Fine-tune on your own data
This section introduces how to fine-tune the model for regression tasks, such as retention time prediction, on your own data.
Setup
Please set up the environment as shown in the Source code setup page.
Step 1: Data preparation
Please prepare the data of molecular properties as:
,id,smiles,prop
0,0382_00004,NC(=O)N1c2ccccc2[C@H](O)[C@@H](O)c2ccccc21,5.79
1,0382_00005,CN(C)[C@@H]1C(=O)C(C(N)=O)=C(O)[C@@]2(O)C(=O)C3=C(O)c4c(O)ccc(Cl)c4[C@@](C)(O)[C@H]3C[C@@H]12,4.5
2,0382_00008,Cc1onc(-c2c(Cl)cccc2Cl)c1C(=O)N[C@@H]1C(=O)N2[C@@H](C(=O)O)C(C)(C)S[C@H]12,7.8
3,0382_00009,C[C@H]1c2cccc(O)c2C(O)=C2C(=O)[C@]3(O)C(O)=C(C(N)=O)C(=O)[C@@H](N(C)C)[C@@H]3[C@@H](O)[C@@H]21,6.2
4,0382_00010,C#C[C@]1(O)CC[C@H]2[C@@H]3CCc4cc(O)ccc4[C@H]3CC[C@@]21C,9.46
5,0382_00012,Cc1onc(-c2ccccc2)c1C(=O)N[C@@H]1C(=O)N2[C@@H](C(=O)O)C(C)(C)S[C@H]12,6.9
where prop column is the RT or CCS values.
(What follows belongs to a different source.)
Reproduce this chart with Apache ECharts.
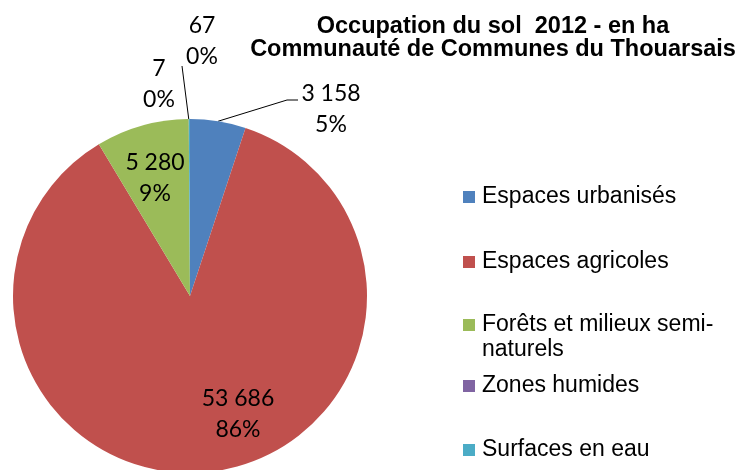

Split your data into train and test CSV files, then convert each to pkl using:
from molnetpack import csv2pkl_wfilter
import yaml, pickle
with open('./molnetpack/config/preprocess_etkdgv3.yml') as f:
cfg = yaml.safe_load(f)
for split in ['train', 'test']:
data = csv2pkl_wfilter(f'<path_to_{split}.csv>', cfg['encoding'])
pickle.dump(data, open(f'<path_to_{split}.pkl>', 'wb'))
Step 2: Training
Fine-tune the model.
Using the command-line script:
python scripts/train.py --task rt \
--train_data <path_to_train.pkl> \
--test_data <path_to_test.pkl> \
--checkpoint_path <path_to_save_checkpoint> \
--transfer \
--resume_path <path_to_pretrained_model> \
--seed 42
Using the Python API:
import torch
from molnetpack import MolNet
device = torch.device("cuda:0" if torch.cuda.is_available() else "cpu")
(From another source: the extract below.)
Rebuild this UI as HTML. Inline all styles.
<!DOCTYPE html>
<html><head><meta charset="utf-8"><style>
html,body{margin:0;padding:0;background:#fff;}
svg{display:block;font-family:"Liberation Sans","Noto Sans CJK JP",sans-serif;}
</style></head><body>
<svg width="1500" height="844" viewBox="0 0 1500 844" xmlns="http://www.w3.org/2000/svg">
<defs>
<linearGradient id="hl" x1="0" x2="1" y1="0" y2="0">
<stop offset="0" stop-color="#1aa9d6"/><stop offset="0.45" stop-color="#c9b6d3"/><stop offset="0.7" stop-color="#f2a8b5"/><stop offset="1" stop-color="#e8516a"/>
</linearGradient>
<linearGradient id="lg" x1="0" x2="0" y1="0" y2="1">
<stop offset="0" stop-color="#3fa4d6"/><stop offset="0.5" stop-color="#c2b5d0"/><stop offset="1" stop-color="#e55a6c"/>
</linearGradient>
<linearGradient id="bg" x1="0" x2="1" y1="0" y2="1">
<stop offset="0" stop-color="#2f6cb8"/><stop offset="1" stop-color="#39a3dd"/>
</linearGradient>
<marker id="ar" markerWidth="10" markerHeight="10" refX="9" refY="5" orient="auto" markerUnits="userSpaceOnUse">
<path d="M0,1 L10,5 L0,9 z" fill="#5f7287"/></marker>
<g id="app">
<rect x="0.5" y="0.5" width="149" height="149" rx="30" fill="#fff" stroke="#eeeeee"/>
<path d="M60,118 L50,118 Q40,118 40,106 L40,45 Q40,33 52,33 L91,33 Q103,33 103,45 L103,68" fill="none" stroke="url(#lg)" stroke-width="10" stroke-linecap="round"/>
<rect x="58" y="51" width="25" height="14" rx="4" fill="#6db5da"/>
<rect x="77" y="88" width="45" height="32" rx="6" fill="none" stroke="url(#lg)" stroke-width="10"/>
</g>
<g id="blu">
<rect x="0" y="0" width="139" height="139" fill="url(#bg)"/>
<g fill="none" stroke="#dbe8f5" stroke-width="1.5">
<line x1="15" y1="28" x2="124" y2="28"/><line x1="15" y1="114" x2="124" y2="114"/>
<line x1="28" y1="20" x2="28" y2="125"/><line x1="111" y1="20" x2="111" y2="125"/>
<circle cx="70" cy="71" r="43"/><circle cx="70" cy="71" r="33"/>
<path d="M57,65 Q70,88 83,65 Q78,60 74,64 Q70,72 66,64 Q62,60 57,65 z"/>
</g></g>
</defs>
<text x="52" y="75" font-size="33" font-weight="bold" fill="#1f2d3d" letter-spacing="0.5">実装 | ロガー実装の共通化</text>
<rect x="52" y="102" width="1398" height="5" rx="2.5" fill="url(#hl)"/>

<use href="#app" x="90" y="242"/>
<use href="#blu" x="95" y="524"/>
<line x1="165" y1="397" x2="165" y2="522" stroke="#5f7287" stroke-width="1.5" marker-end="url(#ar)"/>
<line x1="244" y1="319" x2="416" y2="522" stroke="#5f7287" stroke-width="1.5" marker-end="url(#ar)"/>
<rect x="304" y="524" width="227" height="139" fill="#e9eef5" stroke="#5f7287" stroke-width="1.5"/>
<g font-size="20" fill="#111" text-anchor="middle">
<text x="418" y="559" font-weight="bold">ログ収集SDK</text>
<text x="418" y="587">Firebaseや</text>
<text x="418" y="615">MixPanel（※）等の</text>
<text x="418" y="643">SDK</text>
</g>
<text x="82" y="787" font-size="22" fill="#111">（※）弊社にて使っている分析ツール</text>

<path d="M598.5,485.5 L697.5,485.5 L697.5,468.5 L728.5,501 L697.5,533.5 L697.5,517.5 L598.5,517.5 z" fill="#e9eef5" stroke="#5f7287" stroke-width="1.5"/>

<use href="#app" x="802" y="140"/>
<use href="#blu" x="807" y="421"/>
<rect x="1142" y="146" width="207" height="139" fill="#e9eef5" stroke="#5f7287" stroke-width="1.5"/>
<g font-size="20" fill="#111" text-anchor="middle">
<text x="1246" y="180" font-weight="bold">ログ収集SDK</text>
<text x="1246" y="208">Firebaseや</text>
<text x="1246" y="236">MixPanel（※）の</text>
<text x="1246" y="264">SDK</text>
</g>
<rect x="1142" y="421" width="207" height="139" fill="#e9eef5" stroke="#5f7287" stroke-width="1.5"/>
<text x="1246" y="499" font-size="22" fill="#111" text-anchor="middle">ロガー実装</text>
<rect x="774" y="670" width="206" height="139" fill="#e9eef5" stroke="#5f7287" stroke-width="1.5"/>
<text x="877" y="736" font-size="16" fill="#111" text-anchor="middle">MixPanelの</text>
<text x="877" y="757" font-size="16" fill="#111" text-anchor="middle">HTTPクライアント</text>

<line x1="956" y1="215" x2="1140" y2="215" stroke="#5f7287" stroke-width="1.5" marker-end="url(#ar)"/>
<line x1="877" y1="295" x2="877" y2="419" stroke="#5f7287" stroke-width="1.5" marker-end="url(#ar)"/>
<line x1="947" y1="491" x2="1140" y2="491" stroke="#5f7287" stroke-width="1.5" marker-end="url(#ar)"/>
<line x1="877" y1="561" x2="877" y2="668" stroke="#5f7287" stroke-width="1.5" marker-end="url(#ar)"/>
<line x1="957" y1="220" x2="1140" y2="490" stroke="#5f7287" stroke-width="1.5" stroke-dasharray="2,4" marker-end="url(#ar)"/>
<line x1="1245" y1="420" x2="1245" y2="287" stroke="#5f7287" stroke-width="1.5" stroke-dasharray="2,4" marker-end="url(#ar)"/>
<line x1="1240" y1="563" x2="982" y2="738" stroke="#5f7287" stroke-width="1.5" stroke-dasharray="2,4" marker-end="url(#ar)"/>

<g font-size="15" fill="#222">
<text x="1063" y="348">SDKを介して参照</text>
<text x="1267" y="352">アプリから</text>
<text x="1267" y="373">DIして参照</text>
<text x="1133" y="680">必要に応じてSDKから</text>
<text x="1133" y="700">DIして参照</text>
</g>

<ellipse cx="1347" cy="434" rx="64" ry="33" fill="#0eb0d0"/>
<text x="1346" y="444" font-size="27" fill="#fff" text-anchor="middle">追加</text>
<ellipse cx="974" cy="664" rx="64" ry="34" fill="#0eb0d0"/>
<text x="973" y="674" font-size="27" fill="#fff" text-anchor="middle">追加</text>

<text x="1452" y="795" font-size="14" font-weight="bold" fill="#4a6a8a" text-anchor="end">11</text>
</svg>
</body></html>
molnet_engine = MolNet(device, seed=42)
molnet_engine.train(
task='rt',
train_data='<path_to_train.pkl>',
valid_data='<path_to_test.pkl>',
checkpoint_path='<path_to_save_checkpoint>',
resume_path='<path_to_pretrained_model>',
transfer=True,
use_scaler=True,
)
Step 3: Running prediction
Predict unlabeled data.
Using the command-line script:
python scripts/predict.py --task prop \
--test_data <path_to_csv_or_pkl> \
--resume_path <path_to_checkpoint> \
--result_path <path_to_results.csv> \
--seed 42
Using the Python API:
# After training, the model is ready immediately — no reload needed.
# To use an existing checkpoint instead, load it first:
molnet_engine.load_data('<path_to_csv_or_pkl>')
rt_df = molnet_engine.pred_rt(
path_to_results='<path_to_results.csv>',
path_to_checkpoint='<path_to_checkpoint>',
)